PROBLEM » Repeat the records below exactly, leaving out every picture.

THE RECORDS »
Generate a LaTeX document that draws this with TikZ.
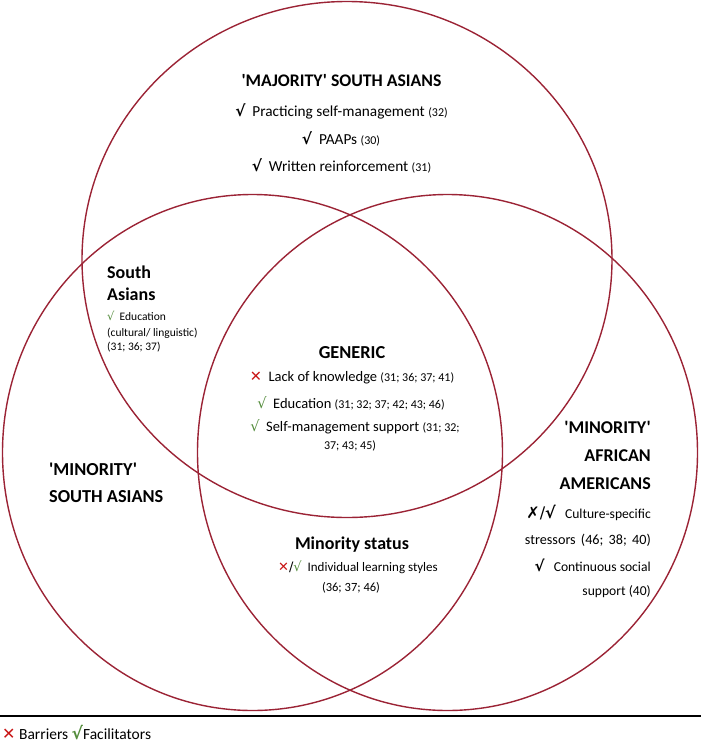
\documentclass[tikz,border=0pt]{standalone}
\usepackage{fontspec}
\setmainfont{Carlito}[Ligatures=TeXOff]
\newfontfamily\symf{DejaVu Sans}
\definecolor{vred}{RGB}{155,35,53}
\definecolor{xred}{RGB}{200,20,20}
\definecolor{cgreen}{RGB}{84,140,60}
\newcommand\rf[1]{{\fontsize{12}{14}\selectfont #1}}
\newcommand\ck{{\symf\bfseries √}}
\newcommand\gck{{\color{cgreen}\symf √}}
\newcommand\rx{{\color{xred}\symf ✕}}
\begin{document}
\begin{tikzpicture}[x=1pt,y=-1pt,
  circ/.style={draw=vred,line width=1.4pt},
  hd/.style={font=\bfseries\fontsize{18}{20}\selectfont,inner sep=0},
  it/.style={font=\fontsize{14.5}{17}\selectfont,inner sep=0},
  tp/.style={font=\fontsize{15.3}{17}\selectfont,inner sep=0},
  sm/.style={font=\fontsize{11.5}{13}\selectfont,inner sep=0},
  aa/.style={font=\fontsize{13.6}{15}\selectfont,inner sep=0,anchor=east}]
\useasboundingbox (0,0) rectangle (701,745);
\coordinate (ctop) at (347,259.5);
\coordinate (cleft) at (252.5,452.5);
\coordinate (cright) at (447.5,452.5);
\draw[circ] (ctop) ellipse [x radius=265, y radius=258];
\draw[circ] (cleft) ellipse [x radius=250, y radius=258];
\draw[circ] (cright) ellipse [x radius=250, y radius=258];
% top
\node[hd,font=\bfseries\fontsize{17.7}{20}\selectfont] (t0) at (341.5,81) {'MAJORITY' SOUTH ASIANS};
\node[tp] (t1) at (341.5,111) {\ck\ \ Practicing self-management \rf{(32)}};
\node[tp] (t2) at (341,139) {\ck\ \ PAAPs \rf{(30)}};
\node[tp] (t3) at (341.5,166) {\ck\ \ Written reinforcement \rf{(31)}};
% South Asians
\node[hd,anchor=west] (s0) at (107,272) {South};
\node[hd,anchor=west] (s1) at (107,294) {Asians};
\node[sm,anchor=west] (s2) at (107,316) {\gck\ \ Education};
\node[sm,anchor=west] (s3) at (107,333) {(cultural/ linguistic)};
\node[sm,anchor=west] (s4) at (107,347) {(31; 36; 37)};
% generic
\node[hd,font=\bfseries\fontsize{18.3}{20}\selectfont] (g0) at (352,353) {GENERIC};
\node[it] (g1) at (352,378) {\rx\ \ Lack of knowledge \rf{(31; 36; 37; 41)}};
\node[it] (g2) at (351,403) {\gck\ \ Education \rf{(31; 32; 37; 42; 43; 46)}};
\node[it] (g3) at (355,427) {\gck\ \ Self-management support \rf{(31; 32;}};
\node[font=\fontsize{12}{14}\selectfont,inner sep=0] (g4) at (350,446) {37; 43; 45)};
% minority status
\node[hd] (m0) at (352,545) {Minority status};
\node[font=\fontsize{13}{15}\selectfont,inner sep=0] (m1) at (358,567) {\rx{\symf/}\gck\ \ Individual learning styles};
\node[font=\fontsize{12.5}{14}\selectfont,inner sep=0] (m2) at (351,588) {(36; 37; 46)};
% minority south asians
\node[hd,font=\bfseries\fontsize{18.3}{20}\selectfont,anchor=west] (l0) at (49,469) {'MINORITY'};
\node[hd,font=\bfseries\fontsize{18.3}{20}\selectfont,anchor=west] (l1) at (49,497) {SOUTH ASIANS};
% african americans
\node[hd,anchor=east] (a0) at (651,427.5) {'MINORITY'};
\node[hd,anchor=east] (a1) at (651,455.5) {AFRICAN};
\node[hd,anchor=east] (a2) at (651,483.5) {AMERICANS};
\node[aa] (a3) at (651,512.5) {{\fontsize{16}{18}\selectfont\symf ✗/\bfseries √}\ \ \ Culture-specific};
\node[aa,font=\fontsize{14.2}{16}\selectfont] (a4) at (651,540) {stressors\hspace{2pt} (46;\hspace{2pt} 38;\hspace{2pt} 40)};
\node[aa] (a5) at (651,565) {{\fontsize{15}{17}\selectfont\ck}\ \ \ Continuous social};
\node[aa] (a6) at (651,592) {support (40)};
% legend
\coordinate (ll) at (0,716);
\coordinate (lr) at (701,716);
\draw[line width=1.5pt] (ll) -- (lr);
\node[font=\fontsize{15.5}{17}\selectfont,inner sep=0,anchor=west] (leg) at (2,733) {{\fontsize{16}{17}\selectfont\rx}\ Barriers {\fontsize{17}{18}\selectfont\color{cgreen}\symf\bfseries √}Facilitators};
\end{tikzpicture}
\end{document}
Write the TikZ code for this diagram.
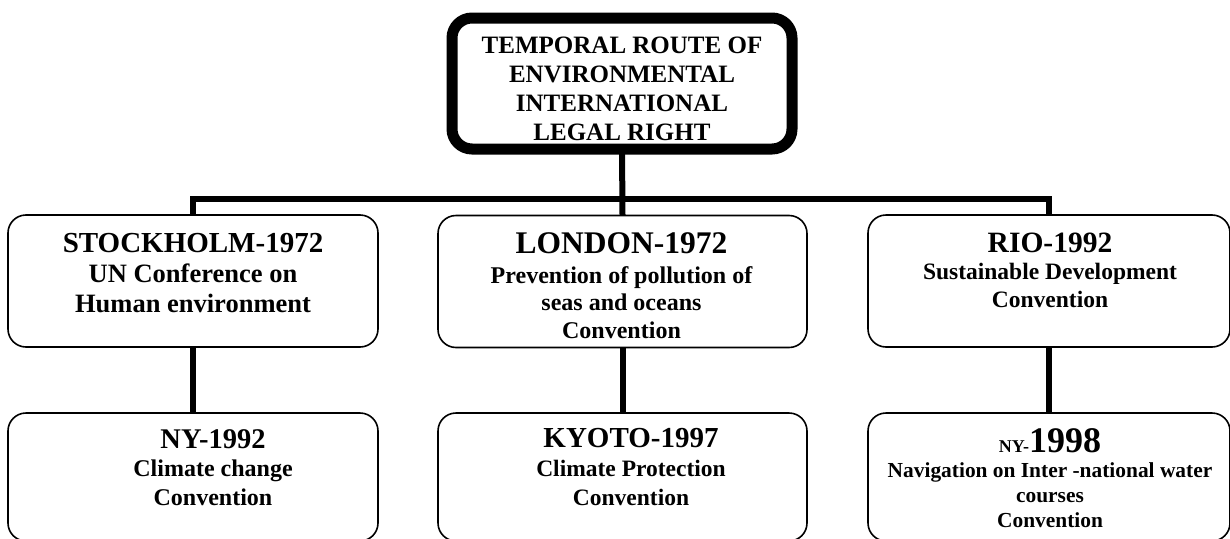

CORRECT ANSWER »
Generate a LaTeX document that draws this with TikZ.
\documentclass[tikz,border=0pt]{standalone}
\usepackage{fontspec}
\setmainfont{Carlito}[Ligatures=TeXOff]
\newfontfamily\symf{DejaVu Sans}
\definecolor{vred}{RGB}{155,35,53}
\definecolor{xred}{RGB}{200,20,20}
\definecolor{cgreen}{RGB}{84,140,60}
\newcommand\rf[1]{{\fontsize{12}{14}\selectfont #1}}
\newcommand\ck{{\symf\bfseries √}}
\newcommand\gck{{\color{cgreen}\symf √}}
\newcommand\rx{{\color{xred}\symf ✕}}
\begin{document}
\begin{tikzpicture}[x=1pt,y=-1pt,
  circ/.style={draw=vred,line width=1.4pt},
  hd/.style={font=\bfseries\fontsize{18}{20}\selectfont,inner sep=0},
  it/.style={font=\fontsize{14.5}{17}\selectfont,inner sep=0},
  tp/.style={font=\fontsize{15.3}{17}\selectfont,inner sep=0},
  sm/.style={font=\fontsize{11.5}{13}\selectfont,inner sep=0},
  aa/.style={font=\fontsize{13.6}{15}\selectfont,inner sep=0,anchor=east}]
\useasboundingbox (0,0) rectangle (701,745);
\coordinate (ctop) at (347,259.5);
\coordinate (cleft) at (252.5,452.5);
\coordinate (cright) at (447.5,452.5);
\draw[circ] (ctop) ellipse [x radius=265, y radius=258];
\draw[circ] (cleft) ellipse [x radius=250, y radius=258];
\draw[circ] (cright) ellipse [x radius=250, y radius=258];
% top
\node[hd,font=\bfseries\fontsize{17.7}{20}\selectfont] (t0) at (341.5,81) {'MAJORITY' SOUTH ASIANS};
\node[tp] (t1) at (341.5,111) {\ck\ \ Practicing self-management \rf{(32)}};
\node[tp] (t2) at (341,139) {\ck\ \ PAAPs \rf{(30)}};
\node[tp] (t3) at (341.5,166) {\ck\ \ Written reinforcement \rf{(31)}};
% South Asians
\node[hd,anchor=west] (s0) at (107,272) {South};
\node[hd,anchor=west] (s1) at (107,294) {Asians};
\node[sm,anchor=west] (s2) at (107,316) {\gck\ \ Education};
\node[sm,anchor=west] (s3) at (107,333) {(cultural/ linguistic)};
\node[sm,anchor=west] (s4) at (107,347) {(31; 36; 37)};
% generic
\node[hd,font=\bfseries\fontsize{18.3}{20}\selectfont] (g0) at (352,353) {GENERIC};
\node[it] (g1) at (352,378) {\rx\ \ Lack of knowledge \rf{(31; 36; 37; 41)}};
\node[it] (g2) at (351,403) {\gck\ \ Education \rf{(31; 32; 37; 42; 43; 46)}};
\node[it] (g3) at (355,427) {\gck\ \ Self-management support \rf{(31; 32;}};
\node[font=\fontsize{12}{14}\selectfont,inner sep=0] (g4) at (350,446) {37; 43; 45)};
% minority status
\node[hd] (m0) at (352,545) {Minority status};
\node[font=\fontsize{13}{15}\selectfont,inner sep=0] (m1) at (358,567) {\rx{\symf/}\gck\ \ Individual learning styles};
\node[font=\fontsize{12.5}{14}\selectfont,inner sep=0] (m2) at (351,588) {(36; 37; 46)};
% minority south asians
\node[hd,font=\bfseries\fontsize{18.3}{20}\selectfont,anchor=west] (l0) at (49,469) {'MINORITY'};
\node[hd,font=\bfseries\fontsize{18.3}{20}\selectfont,anchor=west] (l1) at (49,497) {SOUTH ASIANS};
% african americans
\node[hd,anchor=east] (a0) at (651,427.5) {'MINORITY'};
\node[hd,anchor=east] (a1) at (651,455.5) {AFRICAN};
\node[hd,anchor=east] (a2) at (651,483.5) {AMERICANS};
\node[aa] (a3) at (651,512.5) {{\fontsize{16}{18}\selectfont\symf ✗/\bfseries √}\ \ \ Culture-specific};
\node[aa,font=\fontsize{14.2}{16}\selectfont] (a4) at (651,540) {stressors\hspace{2pt} (46;\hspace{2pt} 38;\hspace{2pt} 40)};
\node[aa] (a5) at (651,565) {{\fontsize{15}{17}\selectfont\ck}\ \ \ Continuous social};
\node[aa] (a6) at (651,592) {support (40)};
% legend
\coordinate (ll) at (0,716);
\coordinate (lr) at (701,716);
\draw[line width=1.5pt] (ll) -- (lr);
\node[font=\fontsize{15.5}{17}\selectfont,inner sep=0,anchor=west] (leg) at (2,733) {{\fontsize{16}{17}\selectfont\rx}\ Barriers {\fontsize{17}{18}\selectfont\color{cgreen}\symf\bfseries √}Facilitators};
\end{tikzpicture}
\end{document}
Write the TikZ code for this diagram.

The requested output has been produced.